**What is required:**
Quote every line as given.
====
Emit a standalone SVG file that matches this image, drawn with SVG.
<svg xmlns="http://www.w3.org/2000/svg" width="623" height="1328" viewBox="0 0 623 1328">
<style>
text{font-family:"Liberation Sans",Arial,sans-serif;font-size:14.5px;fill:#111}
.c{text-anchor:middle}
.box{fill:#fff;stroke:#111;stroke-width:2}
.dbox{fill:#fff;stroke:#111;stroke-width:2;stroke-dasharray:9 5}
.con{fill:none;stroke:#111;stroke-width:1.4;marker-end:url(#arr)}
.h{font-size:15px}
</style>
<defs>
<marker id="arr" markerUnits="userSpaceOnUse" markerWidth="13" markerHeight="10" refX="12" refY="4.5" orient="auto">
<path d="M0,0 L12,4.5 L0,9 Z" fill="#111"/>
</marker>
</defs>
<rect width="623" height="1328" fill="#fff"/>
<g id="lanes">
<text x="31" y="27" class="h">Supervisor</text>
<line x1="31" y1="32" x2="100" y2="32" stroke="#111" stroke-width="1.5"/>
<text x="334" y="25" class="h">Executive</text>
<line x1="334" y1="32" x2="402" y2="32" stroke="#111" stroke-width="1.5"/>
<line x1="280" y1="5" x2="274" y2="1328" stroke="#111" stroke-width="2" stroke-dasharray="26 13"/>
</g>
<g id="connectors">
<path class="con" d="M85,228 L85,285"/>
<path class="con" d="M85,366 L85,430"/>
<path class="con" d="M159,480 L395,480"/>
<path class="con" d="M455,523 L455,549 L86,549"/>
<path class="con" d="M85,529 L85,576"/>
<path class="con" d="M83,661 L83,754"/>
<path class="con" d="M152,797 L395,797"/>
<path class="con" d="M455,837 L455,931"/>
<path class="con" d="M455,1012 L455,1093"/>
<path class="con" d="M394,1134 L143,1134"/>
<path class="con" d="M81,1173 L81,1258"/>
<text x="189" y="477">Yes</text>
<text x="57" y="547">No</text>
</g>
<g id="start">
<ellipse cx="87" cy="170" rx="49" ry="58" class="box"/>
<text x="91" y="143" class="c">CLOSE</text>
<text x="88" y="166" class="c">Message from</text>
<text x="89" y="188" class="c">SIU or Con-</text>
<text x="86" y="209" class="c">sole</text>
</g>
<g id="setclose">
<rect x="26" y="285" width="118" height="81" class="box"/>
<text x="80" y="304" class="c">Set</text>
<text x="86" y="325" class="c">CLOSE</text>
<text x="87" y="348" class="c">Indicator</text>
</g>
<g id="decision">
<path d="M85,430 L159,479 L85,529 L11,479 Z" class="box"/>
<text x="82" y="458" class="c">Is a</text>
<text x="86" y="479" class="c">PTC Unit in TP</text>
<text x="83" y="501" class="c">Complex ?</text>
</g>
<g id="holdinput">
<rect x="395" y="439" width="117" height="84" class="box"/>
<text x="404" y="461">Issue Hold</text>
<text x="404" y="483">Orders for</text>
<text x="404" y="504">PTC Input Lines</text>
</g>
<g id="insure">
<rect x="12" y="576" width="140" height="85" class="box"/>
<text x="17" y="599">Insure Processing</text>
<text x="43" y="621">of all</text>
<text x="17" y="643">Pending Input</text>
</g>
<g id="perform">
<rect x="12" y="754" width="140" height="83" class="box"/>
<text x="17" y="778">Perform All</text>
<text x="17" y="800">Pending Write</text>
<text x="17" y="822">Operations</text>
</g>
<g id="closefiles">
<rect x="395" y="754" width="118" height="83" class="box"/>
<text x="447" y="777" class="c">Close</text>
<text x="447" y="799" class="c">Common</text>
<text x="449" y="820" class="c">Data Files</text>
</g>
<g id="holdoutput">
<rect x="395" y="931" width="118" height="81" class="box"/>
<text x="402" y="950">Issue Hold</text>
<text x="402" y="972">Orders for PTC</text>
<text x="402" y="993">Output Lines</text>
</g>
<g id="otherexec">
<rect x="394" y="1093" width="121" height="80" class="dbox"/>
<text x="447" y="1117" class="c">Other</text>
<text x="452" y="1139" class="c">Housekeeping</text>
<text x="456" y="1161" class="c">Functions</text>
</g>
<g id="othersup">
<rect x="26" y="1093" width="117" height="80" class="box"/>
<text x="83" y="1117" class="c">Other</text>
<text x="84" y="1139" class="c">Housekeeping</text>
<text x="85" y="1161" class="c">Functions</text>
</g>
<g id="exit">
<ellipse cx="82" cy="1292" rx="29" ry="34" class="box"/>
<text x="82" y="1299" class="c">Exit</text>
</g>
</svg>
====
**Finished task:**
Emit a standalone SVG file that matches this image, drawn with SVG.
<svg xmlns="http://www.w3.org/2000/svg" width="623" height="1328" viewBox="0 0 623 1328">
<style>
text{font-family:"Liberation Sans",Arial,sans-serif;font-size:14.5px;fill:#111}
.c{text-anchor:middle}
.box{fill:#fff;stroke:#111;stroke-width:2}
.dbox{fill:#fff;stroke:#111;stroke-width:2;stroke-dasharray:9 5}
.con{fill:none;stroke:#111;stroke-width:1.4;marker-end:url(#arr)}
.h{font-size:15px}
</style>
<defs>
<marker id="arr" markerUnits="userSpaceOnUse" markerWidth="13" markerHeight="10" refX="12" refY="4.5" orient="auto">
<path d="M0,0 L12,4.5 L0,9 Z" fill="#111"/>
</marker>
</defs>
<rect width="623" height="1328" fill="#fff"/>
<g id="lanes">
<text x="31" y="27" class="h">Supervisor</text>
<line x1="31" y1="32" x2="100" y2="32" stroke="#111" stroke-width="1.5"/>
<text x="334" y="25" class="h">Executive</text>
<line x1="334" y1="32" x2="402" y2="32" stroke="#111" stroke-width="1.5"/>
<line x1="280" y1="5" x2="274" y2="1328" stroke="#111" stroke-width="2" stroke-dasharray="26 13"/>
</g>
<g id="connectors">
<path class="con" d="M85,228 L85,285"/>
<path class="con" d="M85,366 L85,430"/>
<path class="con" d="M159,480 L395,480"/>
<path class="con" d="M455,523 L455,549 L86,549"/>
<path class="con" d="M85,529 L85,576"/>
<path class="con" d="M83,661 L83,754"/>
<path class="con" d="M152,797 L395,797"/>
<path class="con" d="M455,837 L455,931"/>
<path class="con" d="M455,1012 L455,1093"/>
<path class="con" d="M394,1134 L143,1134"/>
<path class="con" d="M81,1173 L81,1258"/>
<text x="189" y="477">Yes</text>
<text x="57" y="547">No</text>
</g>
<g id="start">
<ellipse cx="87" cy="170" rx="49" ry="58" class="box"/>
<text x="91" y="143" class="c">CLOSE</text>
<text x="88" y="166" class="c">Message from</text>
<text x="89" y="188" class="c">SIU or Con-</text>
<text x="86" y="209" class="c">sole</text>
</g>
<g id="setclose">
<rect x="26" y="285" width="118" height="81" class="box"/>
<text x="80" y="304" class="c">Set</text>
<text x="86" y="325" class="c">CLOSE</text>
<text x="87" y="348" class="c">Indicator</text>
</g>
<g id="decision">
<path d="M85,430 L159,479 L85,529 L11,479 Z" class="box"/>
<text x="82" y="458" class="c">Is a</text>
<text x="86" y="479" class="c">PTC Unit in TP</text>
<text x="83" y="501" class="c">Complex ?</text>
</g>
<g id="holdinput">
<rect x="395" y="439" width="117" height="84" class="box"/>
<text x="404" y="461">Issue Hold</text>
<text x="404" y="483">Orders for</text>
<text x="404" y="504">PTC Input Lines</text>
</g>
<g id="insure">
<rect x="12" y="576" width="140" height="85" class="box"/>
<text x="17" y="599">Insure Processing</text>
<text x="43" y="621">of all</text>
<text x="17" y="643">Pending Input</text>
</g>
<g id="perform">
<rect x="12" y="754" width="140" height="83" class="box"/>
<text x="17" y="778">Perform All</text>
<text x="17" y="800">Pending Write</text>
<text x="17" y="822">Operations</text>
</g>
<g id="closefiles">
<rect x="395" y="754" width="118" height="83" class="box"/>
<text x="447" y="777" class="c">Close</text>
<text x="447" y="799" class="c">Common</text>
<text x="449" y="820" class="c">Data Files</text>
</g>
<g id="holdoutput">
<rect x="395" y="931" width="118" height="81" class="box"/>
<text x="402" y="950">Issue Hold</text>
<text x="402" y="972">Orders for PTC</text>
<text x="402" y="993">Output Lines</text>
</g>
<g id="otherexec">
<rect x="394" y="1093" width="121" height="80" class="dbox"/>
<text x="447" y="1117" class="c">Other</text>
<text x="452" y="1139" class="c">Housekeeping</text>
<text x="456" y="1161" class="c">Functions</text>
</g>
<g id="othersup">
<rect x="26" y="1093" width="117" height="80" class="box"/>
<text x="83" y="1117" class="c">Other</text>
<text x="84" y="1139" class="c">Housekeeping</text>
<text x="85" y="1161" class="c">Functions</text>
</g>
<g id="exit">
<ellipse cx="82" cy="1292" rx="29" ry="34" class="box"/>
<text x="82" y="1299" class="c">Exit</text>
</g>
</svg>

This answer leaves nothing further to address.